Coinage to Fight the Maccabean Revolt?

Triton XVIII, Lot: 719. Estimate $20000.
Sold for $55000. This amount does not include the buyer’s fee.

SELEUKID KINGS of SYRIA. Antiochos V Eupator. 164-162 BC. AR Tetradrachm (32mm, 16.18 g, 1h). Ptolemaïs (Ake) mint. Struck 164 BC. Diademed head of Antiochos V as a young child right; AY monogram to left / BAΣIΛEΩΣ ANTIOXOY, Apollo Delphios seated left on omphalos, testing arrow in his right hand, left hand on bow set on ground to right; AY monogram to outer left, NE monogram to outer right, ΛB and HP monograms in exergue. SC 1581a = Houghton & Le Rider II 1 (D1/R1) = CSE 772 (this coin); HGC 9, 751b. Superb EF, toned, hairline flan crack. Very rare, and among the finest known.


Ex Numismatica Genevensis SA V (2 December 2008), lot 139; Arthur Houghton Collection (Numismatic Fine Arts XVIII, 31 March 1987), lot 335.

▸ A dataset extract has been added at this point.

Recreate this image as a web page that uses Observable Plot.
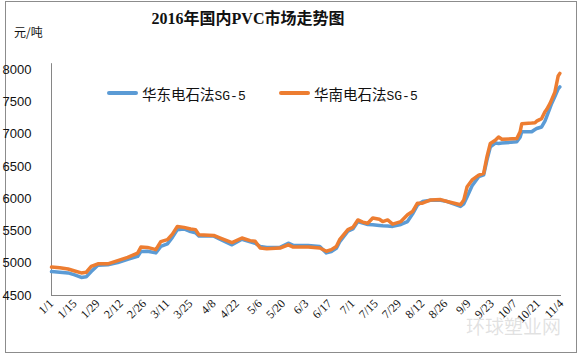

The unusually youthful portrait on this very rare issue of Ptolemaïs led Houghton and Le Rider to speculate that these tetradrachms may belong to a coregency of Antiochos IV and V during the former's eastern campaign. The absense of the title Eypator from this issue, which would have been assumed by Antiochos V at the time of his father's death, suggests this issue was struck when Antiochos IV was still living. While Antiochos IV was in the east, Lycias, the Seleukid vice regent, was campaigning in Judaea to put down the revolt of the Maccabees, and it is possible that he required coinage to be produced at the mint of Ptolemaïs for this purpose. Interestingly, the monogram on the obverse of this issue, which is different from all other obverse controls at Ptolemaïs, could be resolved as the first letters of Lysias's name.